[Sigia-l] How does change affect user satisfaction scores?
andrew at humaneia.com
andrew at humaneia.com
Wed May 24 17:56:33 EDT 2006
Quoting Livia Labate <liv at livlab.com>:
> If everything is unacceptable and you made it acceptable with the big
> change, satisfaction can be affected positively.
Hi Livia,
it can - and then there are the H. neophobus types for whom any change
is a bad change. A case in point: I was in renewing my parking permit
at the local government shopfront two days ago - an elderly couple came
in around the same time. The new system is based on taking a ticket
that relates to what you want to do - renew vehicle registration, pay
for a parking permit, or pay for some other government permit. The
elderly couple were complaining to one another bitterly about how much
the system had changed - while they were waiting in fairly comfortable
chairs until their number came up in a queue served by someone who was
set up to serve their exact need. In the bad old days of a few years
ago, they would have been standing waiting in a queue, stuck behind
someone who might be taking half an hour to argue a parking fine, or
someone else renewing their reptile permit with 27 bits of supporting
documentation.
To some people, any change is a bad change.

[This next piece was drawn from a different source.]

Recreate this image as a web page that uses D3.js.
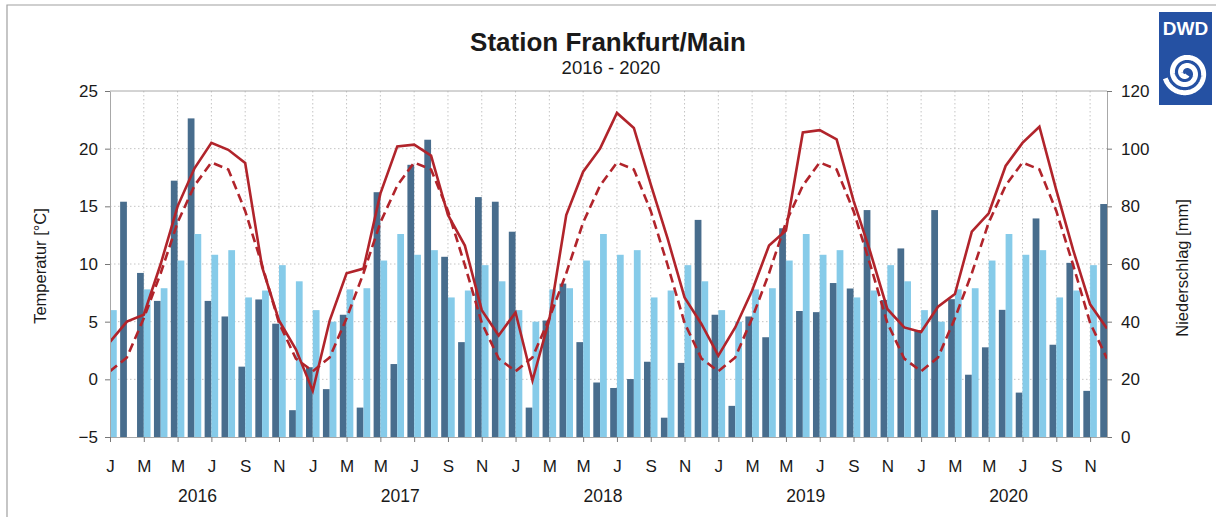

The best bit of online change management I saw was a good example of
the aforementioned transition - National Australia Bank
(http://www.national.com.au) moved their online banking login button
from the top menu to the right hand side menu a few months back - and
for two weeks before, a flash screen advised customers of the upcoming
change. From memory they even had the new button in the new spot along
with the old for the last few days prior to the change. I don't have
figures on how successful it was, but it impressed me (who is no fan of
the general run of online banking interfaces).